The exhibition is the first retrospective of the artist’s work in his own country. After Vermeer, Pieter de Hooch is widely considered to be the most celebrated Delft master of the 17th century. The paintings De Hooch produced in Delft (ca. 1652-1660) will be at the heart of the exhibition: his most beautiful courtyards and interiors will return to the city where they were painted almost 400 years ago.
29 works will be coming to Delft on loan from leading museums in Europe and the United States. These include many famous paintings such as the well-known Courtyard of a House in Delft from the National Gallery, London. Other Pieter de Hooch masterpieces will come from Museo Thyssen-Bornemisza, Madrid, the Kunsthaus Zürich and the National Gallery of Art in Washington. An extraordinary work on loan from the Royal Collection of Her Majesty Queen Elizabeth II is the masterpiece Cardplayers in a Sunlit Room. In addition, the exhibition will comprise works on loan from the Mauritshuis, the Museum Boijmans Van Beuningen, the Amsterdam Museum and of course the Rijksmuseum, which holds one of the largest collections of De Hoochs in the world.
In preparation for the exhibition, a range of research projects has been in progress since 2017: art-historical research, research on materials and techniques, research into topographical aspects of Pieter de Hooch’s work, archival research and research into the history of the appreciation of De Hooch’s work. For the research, the Museum Prinsenhof Delft has worked in close cooperation with the Rijksmuseum, the Delft University of Technology, an archival art historian and an architectural historian. The results of these various lines of research will become visible in the exhibition and will be described in the catalogue accompanying the exposition.

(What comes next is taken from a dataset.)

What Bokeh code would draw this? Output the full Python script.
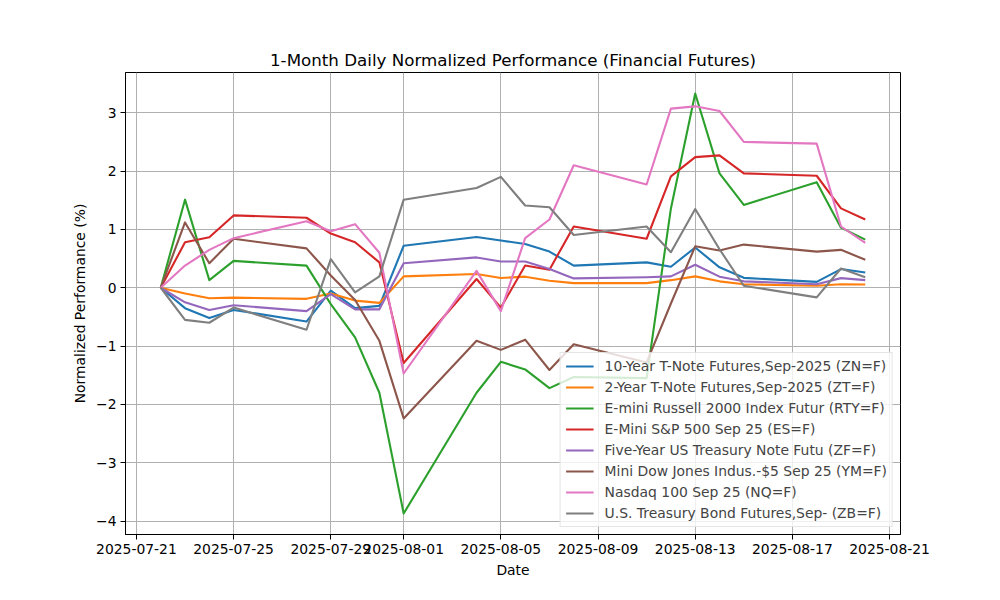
import pandas as pd
from bokeh.plotting import figure
from bokeh.models import Range1d, FixedTicker, DatetimeTickFormatter, CustomJSTickFormatter
from bokeh.embed import file_html
from bokeh.resources import INLINE

dates = ["2025-07-22", "2025-07-23", "2025-07-24", "2025-07-25", "2025-07-28", "2025-07-29",
         "2025-07-30", "2025-07-31", "2025-08-01", "2025-08-04", "2025-08-05", "2025-08-06",
         "2025-08-07", "2025-08-08", "2025-08-11", "2025-08-12", "2025-08-13", "2025-08-14",
         "2025-08-15", "2025-08-18", "2025-08-19", "2025-08-20"]

zn = [0, -0.35, -0.52, -0.38, -0.58, -0.05, -0.35, -0.31, 0.72, 0.87, 0.81, 0.75,
      0.62, 0.38, 0.435, 0.36, 0.69, 0.35, 0.17, 0.10, 0.32, 0.26]
zt = [0, -0.10, -0.18, -0.17, -0.19, -0.10, -0.22, -0.26, 0.195, 0.235, 0.167, 0.19,
      0.12, 0.08, 0.08, 0.13, 0.195, 0.11, 0.06, 0.035, 0.06, 0.055]
rty = [0, 1.51, 0.13, 0.46, 0.38, -0.28, -0.85, -1.80, -3.87, -1.80, -1.27, -1.40,
       -1.72, -1.53, -1.55, 1.36, 3.33, 1.96, 1.42, 1.81, 1.03, 0.825]
es = [0, 0.78, 0.865, 1.24, 1.20, 0.93, 0.78, 0.435, -1.29, 0.15, -0.34, 0.38,
      0.31, 1.05, 0.84, 1.91, 2.24, 2.27, 1.96, 1.92, 1.36, 1.17]
zf = [0, -0.25, -0.38, -0.30, -0.40, -0.11, -0.37, -0.37, 0.42, 0.52, 0.45, 0.45,
      0.32, 0.16, 0.18, 0.195, 0.395, 0.19, 0.11, 0.06, 0.165, 0.13]
ym = [0, 1.12, 0.42, 0.84, 0.675, 0.21, -0.21, -0.91, -2.24, -0.91, -1.065, -0.89,
      -1.41, -0.97, -1.28, -0.27, 0.71, 0.64, 0.74, 0.62, 0.65, 0.48]
nq = [0, 0.38, 0.65, 0.85, 1.14, 0.97, 1.09, 0.60, -1.47, 0.29, -0.40, 0.85,
      1.17, 2.10, 1.77, 3.07, 3.11, 3.03, 2.50, 2.47, 1.05, 0.77]
zb = [0, -0.55, -0.60, -0.34, -0.72, 0.49, -0.08, 0.195, 1.51, 1.71, 1.90, 1.41,
      1.38, 0.905, 1.05, 0.61, 1.35, 0.66, 0.035, -0.165, 0.33, 0.18]

names = ["10-Year T-Note Futures,Sep-2025 (ZN=F)",
         "2-Year T-Note Futures,Sep-2025 (ZT=F)",
         "E-mini Russell 2000 Index Futur (RTY=F)",
         "E-Mini S&P 500 Sep 25 (ES=F)",
         "Five-Year US Treasury Note Futu (ZF=F)",
         "Mini Dow Jones Indus.-$5 Sep 25 (YM=F)",
         "Nasdaq 100 Sep 25 (NQ=F)",
         "U.S. Treasury Bond Futures,Sep- (ZB=F)"]
series = [zn, zt, rty, es, zf, ym, nq, zb]
colors = ["#1f77b4", "#ff7f0e", "#2ca02c", "#d62728", "#9467bd", "#8c564b", "#e377c2", "#7f7f7f"]

tick_dates = ["2025-07-21", "2025-07-25", "2025-07-29", "2025-08-01", "2025-08-05",
              "2025-08-09", "2025-08-13", "2025-08-17", "2025-08-21"]
y_ticks = [-4, -3, -2, -1, 0, 1, 2, 3]

FONT = "DejaVu Sans"

x = pd.to_datetime(dates)
span = x[-1] - x[0]
x_start = x[0] - span * 0.05
x_end = x[-1] + span * 0.05
all_vals = [v for s in series for v in s]
vmin, vmax = min(all_vals), max(all_vals)
vpad = (vmax - vmin) * 0.05

p = figure(width=984, height=584, output_backend="svg", toolbar_location=None,
           x_axis_type="datetime",
           x_range=Range1d(x_start, x_end), y_range=Range1d(vmin - vpad, vmax + vpad),
           min_border_left=125, min_border_right=84, min_border_top=72, min_border_bottom=50)

p.title.text = "1-Month Daily Normalized Performance (Financial Futures)"
p.title.align = "center"
p.title.text_font = FONT
p.title.text_font_size = "16.7px"
p.title.text_font_style = "normal"
p.title.text_color = "black"
p.title.standoff = 6

for s, name, c in zip(series, names, colors):
    p.line(x, s, line_color=c, line_width=2.1, legend_label=name, line_join="round")

tick_ms = [pd.Timestamp(d).value // 10**6 for d in tick_dates]
p.xaxis.ticker = FixedTicker(ticks=tick_ms)
p.xaxis.formatter = DatetimeTickFormatter(days="%Y-%m-%d", months="%Y-%m-%d", years="%Y-%m-%d")
p.yaxis.ticker = FixedTicker(ticks=y_ticks)
p.yaxis.formatter = CustomJSTickFormatter(code="return (tick < 0 ? '\u2212' : '') + Math.abs(tick).toFixed(0);")

for ax in (p.xaxis, p.yaxis):
    ax.axis_line_color = "black"
    ax.major_tick_line_color = "black"
    ax.major_tick_out = 5
    ax.major_tick_in = 0
    ax.minor_tick_line_color = None
    ax.major_label_text_font = FONT
    ax.major_label_text_font_size = "13.9px"
    ax.major_label_text_color = "black"
    ax.major_label_standoff = 4
    ax.axis_label_text_font = FONT
    ax.axis_label_text_font_size = "13.9px"
    ax.axis_label_text_font_style = "normal"
    ax.axis_label_text_color = "black"
    ax.axis_label_standoff = 5

p.xaxis.axis_label = "Date"
p.yaxis.axis_label = "Normalized Performance (%)"

p.outline_line_color = "black"
p.outline_line_width = 1
p.xgrid.grid_line_color = "#b0b0b0"
p.ygrid.grid_line_color = "#b0b0b0"
p.xgrid.grid_line_width = 1
p.ygrid.grid_line_width = 1

leg = p.legend[0]
leg.location = "bottom_right"
leg.margin = 7
leg.padding = 5
leg.spacing = 5
leg.glyph_width = 28
leg.glyph_height = 16
leg.label_height = 16
leg.label_standoff = 11
leg.label_text_font = FONT
leg.label_text_font_size = "13.9px"
leg.border_line_color = "#cccccc"
leg.border_line_width = 1
leg.background_fill_alpha = 0.8

open("out.html", "w").write(file_html(p, INLINE))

The investigation of materials and techniques being carried out by the Rijksmuseum’s restorers and researchers concerns the six paintings by Pieter de Hooch from their own collection, dated ca. 1650 to 1670. In order to broaden the field of research, paintings from the Museum Boijmans Van Beuningen, the Picture Gallery of the Academy of Fine Arts in Vienna, the Staatliche Kunsthalle in Karlsruhe and a private collection were also studied. The research promises to provide fascinating new insights into the materials and techniques used by the Dutch master.